By Zhang Yue | China Daily | Updated: 2013-09-17 09:50

Tokyo War Crime Trial book published in China

Transcript of the Proceedings of the International Military Tribunal for the Far East is published in English for the first time on the Chinese mainland.

A book detailing the Tokyo War Crime Trials was published for the first time on the Chinese mainland on Sept 2, marking the 68th anniversary of China's victory on the War of Resistance against Japanese Aggression (1937-45).

Transcript of the Proceedings of the International Military Tribunal for the Far East is 50,000 pages long and comprises 80 volumes. It has been jointly published in English by Shanghai Jiaotong University Press and the National Library of China. The book covers the details of the Tokyo War Crime trials that ran from May 3, 1946 to Nov 12, 1948.

The publication took about two years, according to Cheng Zhaoqi, head of the Tokyo Trial Research Center affiliated to Shanghai Jiaotong University.

In February 2011, the National Library of China bought the microfilm of the original 50,000 pages of transcript of the trial from the National Archives and Records Administration of the United States. Review and calibration work started in 2012.

"We know the present publication is not 100 percent perfect, but it marks a milestone for research on the Tokyo Crime Trial on the Chinese mainland," Cheng says.

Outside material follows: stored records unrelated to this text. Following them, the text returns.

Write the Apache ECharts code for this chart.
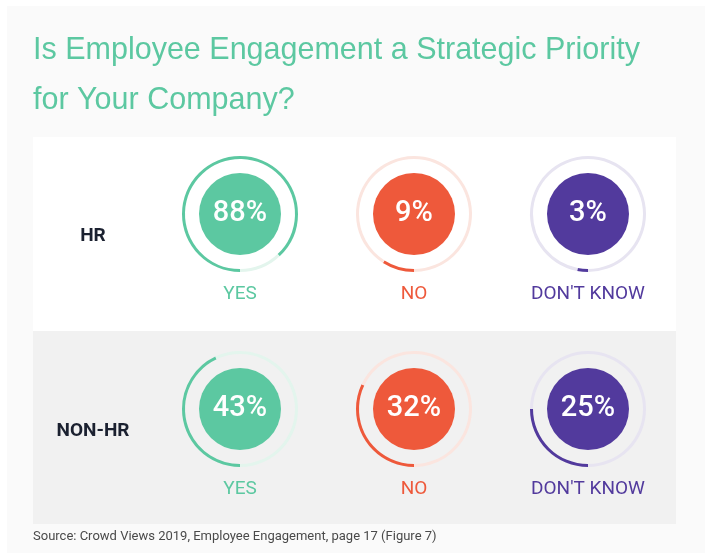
<!DOCTYPE html>
<html>
<head>
<meta charset="utf-8">
<title>Employee Engagement</title>
<script src="https://cdn.jsdelivr.net/npm/echarts@6/dist/echarts.min.js"></script>
<style>
  html, body { margin: 0; padding: 0; background: #ffffff; }
  #chart { width: 711px; height: 553px; }
</style>
</head>
<body>
<div id="chart"></div>
<script>
// data
var rowNames = ['HR', 'NON-HR'];
var answers = ['YES', 'NO', "DON'T KNOW"];
var hrValues = [88, 9, 3];
var nonHrValues = [43, 32, 25];
var answerColors = ['#5cc8a1', '#ee593b', '#523a9d'];
var trackColors = ['#e3f5ed', '#fbe5df', '#e7e4f1'];
var titleText = 'Is Employee Engagement a Strategic Priority\nfor Your Company?';
var sourceText = 'Source: Crowd Views 2019, Employee Engagement, page 17 (Figure 7)';

// layout
var colX = [240, 414, 588];
var rowY = [214, 409];
var rowValues = [hrValues, nonHrValues];

var chart = echarts.init(document.getElementById('chart'), null, { renderer: 'canvas' });

var series = [];
var titles = [];

titles.push({
  text: titleText,
  left: 33, top: 26, padding: 0,
  textStyle: { fontFamily: 'Liberation Sans', fontSize: 30.5, fontWeight: 'normal', color: '#5cc8a1', lineHeight: 50 }
});
titles.push({
  text: sourceText,
  left: 33, top: 530, padding: 0,
  textStyle: { fontFamily: 'Roboto', fontSize: 13, fontWeight: 'normal', color: '#4a4a4a' }
});

for (var r = 0; r < rowNames.length; r++) {
  titles.push({
    text: rowNames[r],
    left: 93, top: rowY[r] + 13, padding: 0,
    textAlign: 'center',
    textStyle: { fontFamily: 'Roboto', fontSize: 19, fontWeight: 'bold', color: '#1b2130' }
  });
  for (var c = 0; c < answers.length; c++) {
    var v = rowValues[r][c];
    // outer progress ring
    series.push({
      type: 'pie',
      center: [colX[c], rowY[r]],
      radius: [55, 58],
      startAngle: 270,
      clockwise: true,
      silent: true,
      label: { show: false },
      labelLine: { show: false },
      emphasis: { disabled: true },
      data: [
        { value: v, itemStyle: { color: answerColors[c] } },
        { value: 100 - v, itemStyle: { color: trackColors[c] } }
      ]
    });
    // inner filled disc with the percent
    series.push({
      type: 'pie',
      center: [colX[c], rowY[r]],
      radius: [0, 41],
      silent: true,
      labelLine: { show: false },
      emphasis: { disabled: true },
      label: {
        show: true,
        position: 'center',
        formatter: v + '%',
        fontFamily: 'Roboto',
        fontSize: 29,
        fontWeight: 500,
        color: '#ffffff'
      },
      data: [{ value: v, itemStyle: { color: answerColors[c] } }]
    });
    titles.push({
      text: answers[c],
      left: colX[c], top: rowY[r] + 71, padding: 0,
      textAlign: 'center',
      textStyle: { fontFamily: 'Roboto', fontSize: 19, fontWeight: 'normal', color: answerColors[c] }
    });
  }
}

var option = {
  animation: false,
  title: titles,
  graphic: [
    { type: 'rect', z: 0, shape: { x: 7, y: 6, width: 698, height: 547 }, style: { fill: '#fafafa' } },
    { type: 'rect', z: 0, shape: { x: 33, y: 137, width: 643, height: 194 }, style: { fill: '#ffffff' } },
    { type: 'rect', z: 0, shape: { x: 33, y: 331, width: 643, height: 193 }, style: { fill: '#f1f1f1' } }
  ],
  series: series
};

chart.setOption(option);
window.addEventListener('resize', chart.resize);
</script>
</body>
</html>
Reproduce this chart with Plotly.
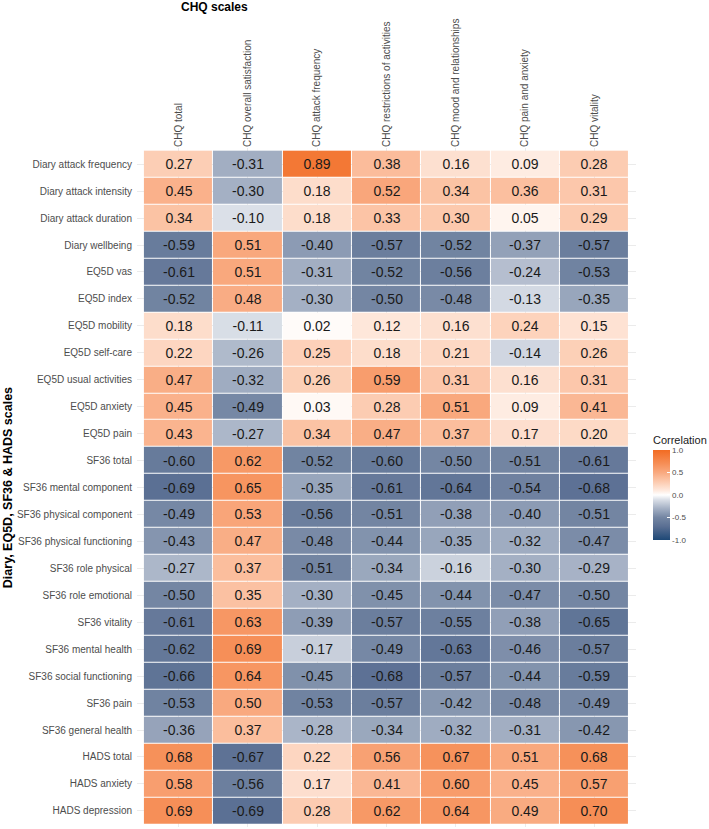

This is the first time the record has been published in China. The transcript was first published by Japan in 1968, and published in the US and the United Kingdom in 1998.

Mei Zi'ao, son of Mei Ru'ao, who was one of the Chinese judges of the International Military Tribunal for the Far East, attended the book launch.

Though he was born in 1952, four years after the trial ended, he says the two-year trial left an impression on his father's personality.

"He seldom talked about the trial to me and my older sister," Mei Zi'ao recalls.

"But from what I remember, he became a bit lonely as he got older, and easily agitated (because of the trial).

"Most stories try to mold my father as a great, patriotic figure, which is actually a bit problematic because my father was the judge. And the judge's duty is to be as objective as possible no matter how much hatred he bears in his heart," Mei says.

He and his sister have donated most of their father's journals to the National Museum of China. He now works as an editor at China Youth Daily, and occasionally attends academic seminars on the International Military Tribunal for the Far East.